Angelina Teny, Machar’s wife, has for instance said that the opposition has insisted it would be a “recipe for disaster” if Dr Machar returned to Juba without adequate security in place.
The failure of a previous peace deal in August 2015 is largely attributed to the inadequate security arrangements.
Machar returned to the capital in April 2016 with over 1,000 heavily armed bodyguards as part of a power-sharing deal, but fighting broke out three months later and Machar was forced to flee the country on foot.
“The peace deal’s security provisions in particular have remained a dead letter,” a report by the International Crisis Group says.
Besides, according to the 2018 peace agreement, opposition and government forces are supposed to be cantoned and trained before unifying into a national army. There has been little progress on that front.
“Kiir’s army ignored provisions to demilitarise cities,” the International Crisis Group report stated.
“There was no advance toward cantonment: Machar did not send his soldiers to camp.”
Instead, all sides have been accused of increasing recruitment in the past months. In January, 1,200 men in Twic State were press-ganged into the government army, according to a letter sent from community leaders to the governor.
South Sudan will soon enter the rainy season, which will make cantoning combatants even more challenging as travel becomes harder.
The issue of internal boundaries also remains unsettled. At independence in 2011, South Sudan had 10 states.
But after signing the 2015 peace deal, Kiir increased the number to 28, which later became 32 states in what South Sudan experts say was intended to gerrymander boundaries along ethnic lines.
Currently, neither side can agree on how many states should exist.
Who are the peace spoilers?
While fighting has largely subsided since September, clashes continue in pockets across the country, specifically in Central Equatoria State, where the National Salvation Front (NAS), one of the key non-signatory parties to the agreement, has a large presence.
It seems unlikely that NAS will change course. Its leader, Thomas Cirillo, has vowed to continue the “struggle” against what he calls a “suppressive” regime that has betrayed the people and wants the peace deal renegotiated.

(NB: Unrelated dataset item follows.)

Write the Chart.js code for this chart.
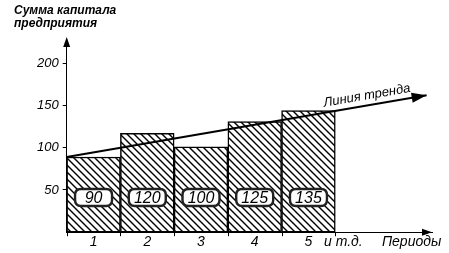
<!DOCTYPE html>
<html>
<head>
<meta charset="utf-8">
<script src="https://cdn.jsdelivr.net/npm/chart.js@4.4.0/dist/chart.umd.min.js"></script>
<style>
  body { margin: 0; background: #fff; }
  canvas { display: block; }
</style>
</head>
<body>
<canvas id="chart" width="449" height="253"></canvas>
<script>
// bar heights (left axis units)
const periods = ['1', '2', '3', '4', '5'];
const capital = [89, 117, 101, 131, 144];
// numbers printed inside the bars
const boxLabels = ['90', '120', '100', '125', '135'];
// x-axis texts and where they sit (in period units)
const xTickValues = [0.5, 1.5, 2.5, 3.5, 4.5, 5.15, 6.42];
const xTickLabels = ['1', '2', '3', '4', '5', 'и т.д.', 'Периоды'];
const yTickValues = [50, 100, 150, 200];
// trend line end points
const trendX = [0, 6.7];
const trendY = [89, 162];

const titleLines = ['Сумма капитала', 'предприятия'];
const trendText = 'Линия тренда';
const boxLevel = 41; // height where the number boxes sit

const NARROW = '"Liberation Sans Narrow", "Liberation Sans", Arial, sans-serif';
const SANS = '"Liberation Sans", Arial, sans-serif';

// diagonal hatching
const makeHatch = () => {
    const s = 7;
    const c = document.createElement('canvas');
    c.width = s; c.height = s;
    const g = c.getContext('2d');
    g.fillStyle = '#fff';
    g.fillRect(0, 0, s, s);
    g.strokeStyle = '#000';
    g.lineWidth = 1.4;
    g.beginPath();
    g.moveTo(-1, -1); g.lineTo(s + 1, s + 1);
    g.moveTo(-1, s - 1); g.lineTo(1, s + 1);
    g.moveTo(s - 1, -1); g.lineTo(s + 1, 1);
    g.stroke();
    return g.createPattern(c, 'repeat');
};

const arrowHead = (ctx, x, y, angle, len, half) => {
    ctx.save();
    ctx.translate(x, y);
    ctx.rotate(angle);
    ctx.beginPath();
    ctx.moveTo(0, 0);
    ctx.lineTo(-len, -half);
    ctx.lineTo(-len, half);
    ctx.closePath();
    ctx.fill();
    ctx.restore();
};

const roundRect = (ctx, x, y, w, h, r) => {
    ctx.beginPath();
    ctx.moveTo(x + r, y);
    ctx.lineTo(x + w - r, y);
    ctx.quadraticCurveTo(x + w, y, x + w, y + r);
    ctx.lineTo(x + w, y + h - r);
    ctx.quadraticCurveTo(x + w, y + h, x + w - r, y + h);
    ctx.lineTo(x + r, y + h);
    ctx.quadraticCurveTo(x, y + h, x, y + h - r);
    ctx.lineTo(x, y + r);
    ctx.quadraticCurveTo(x, y, x + r, y);
    ctx.closePath();
};

const extras = {
    id: 'extras',
    afterDatasetsDraw(chart) {
        const { ctx, chartArea: a, scales: { x, y } } = chart;
        ctx.save();
        ctx.fillStyle = '#000';
        ctx.strokeStyle = '#000';

        // axis arrows
        arrowHead(ctx, a.left, a.top - 5, -Math.PI / 2, 10, 3.5);
        arrowHead(ctx, a.right, a.bottom, 0, 10, 3.5);

        // small marks between periods
        ctx.lineWidth = 1;
        for (let i = 0; i <= periods.length; i++) {
            const px = Math.round(x.getPixelForValue(i)) + 0.5;
            ctx.beginPath();
            ctx.moveTo(px, a.bottom);
            ctx.lineTo(px, a.bottom + 4);
            ctx.stroke();
        }

        // boxes with the numbers
        ctx.font = 'italic 16px ' + SANS;
        ctx.textAlign = 'center';
        ctx.textBaseline = 'middle';
        boxLabels.forEach((t, i) => {
            const cx = x.getPixelForValue(i + 0.5);
            const cy = y.getPixelForValue(boxLevel);
            const w = 37, h = 17;
            roundRect(ctx, cx - w / 2, cy - h / 2, w, h, 6);
            ctx.fillStyle = '#fff';
            ctx.fill();
            ctx.lineWidth = 2.4;
            ctx.strokeStyle = '#222';
            ctx.stroke();
            ctx.fillStyle = '#000';
            ctx.fillText(t, cx, cy + 1);
        });

        // trend arrow + text
        const x0 = x.getPixelForValue(trendX[0]), y0 = y.getPixelForValue(trendY[0]);
        const x1 = x.getPixelForValue(trendX[1]), y1 = y.getPixelForValue(trendY[1]);
        const ang = Math.atan2(y1 - y0, x1 - x0);
        arrowHead(ctx, x1, y1, ang, 15, 5);
        ctx.save();
        const f = 5.62 / trendX[1];
        ctx.translate(x0 + (x1 - x0) * f, y0 + (y1 - y0) * f);
        ctx.rotate(ang);
        ctx.font = 'italic 13px ' + NARROW;
        ctx.textAlign = 'center';
        ctx.textBaseline = 'alphabetic';
        ctx.fillText(trendText, 0, -6);
        ctx.restore();

        // axis title at the top-left
        ctx.font = 'italic bold 12px ' + NARROW;
        ctx.textAlign = 'left';
        ctx.textBaseline = 'alphabetic';
        ctx.fillText(titleLines[0], 14, 14);
        ctx.fillText(titleLines[1], 14, 27);

        ctx.restore();
    }
};

new Chart(document.getElementById('chart'), {
    type: 'bar',
    data: {
        datasets: [
            {
                data: capital.map((v, i) => ({ x: i + 0.5, y: v })),
                backgroundColor: makeHatch(),
                borderColor: '#000',
                borderWidth: 1.5,
                borderSkipped: false,
                barThickness: 'flex',
                categoryPercentage: 1,
                barPercentage: 1,
                order: 2
            },
            {
                type: 'line',
                data: trendX.map((v, i) => ({ x: v, y: trendY[i] })),
                borderColor: '#000',
                borderWidth: 2,
                pointRadius: 0,
                tension: 0,
                order: 1
            }
        ]
    },
    options: {
        responsive: false,
        animation: false,
        layout: { padding: { top: 42, right: 17, left: 33, bottom: 0 } },
        plugins: { legend: { display: false }, tooltip: { enabled: false } },
        scales: {
            x: {
                type: 'linear',
                offset: false,
                min: 0,
                max: 6.8,
                afterBuildTicks: axis => { axis.ticks = xTickValues.map(v => ({ value: v })); },
                ticks: {
                    autoSkip: false,
                    maxRotation: 0,
                    padding: 2,
                    color: '#000',
                    font: { family: NARROW, style: 'italic', size: 14 },
                    callback: (v) => xTickLabels[xTickValues.indexOf(v)] ?? ''
                },
                grid: { display: false, drawTicks: false, offset: false },
                border: { color: '#000', width: 1, dash: [4, 2] }
            },
            y: {
                min: 0,
                max: 225,
                afterBuildTicks: axis => { axis.ticks = yTickValues.map(v => ({ value: v })); },
                ticks: {
                    padding: 4,
                    color: '#000',
                    font: { family: SANS, style: 'italic', size: 13 }
                },
                grid: { drawOnChartArea: false, tickLength: 4, color: '#000' },
                border: { color: '#000', width: 1, dash: [4, 2] }
            }
        }
    },
    plugins: [extras]
});
</script>
</body>
</html>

Thousands of people have been displaced since January, many hiding in the bush and leaving civilians caught between the warring sides, without shelter or other basic needs.
During talks in Juba last week, foreign ministers from East Africa said they would conduct “one final round” of talks with the handful of non-signatory groups to persuade them to join the peace process. The groups would “face consequences” if the talks were not successful, the ministers added.
Is six months long enough?
Parties will need to chart a reasonable path forward on security that enables — rather than obstructs — progress on other aspects of the accord, said Alan Boswell, senior analyst with the International Crisis Group.
But without more engaged outside mediation, “we are likely to be in much the same spot six months from now,” he added.
For its part, the government has pledged $100 million towards the deal’s initial implementation and will also attempt to fund “the whole peace process”, said Information Minister Michael Makuei.
This is a change of heart from the previous eight months, in which most of the $285 million budget for the pre-transitional phase went largely unfunded. The government instead allocated millions of dollars of peace funds towards cars and housing renovations for politicians.
“It is unfortunate,” said Denay Chagor, chairman of the opposition South Sudan United Movement. “Four months is enough to get the security arrangements done, but six months is too much [and could lead to] another failure.”
What needs to happen?
Endemic distrust between the warring parties runs deep. To ensure that the deal moves ahead, confidence — particularly between Kiir and Machar — must be built, South Sudan’s UN chief David Shearer said.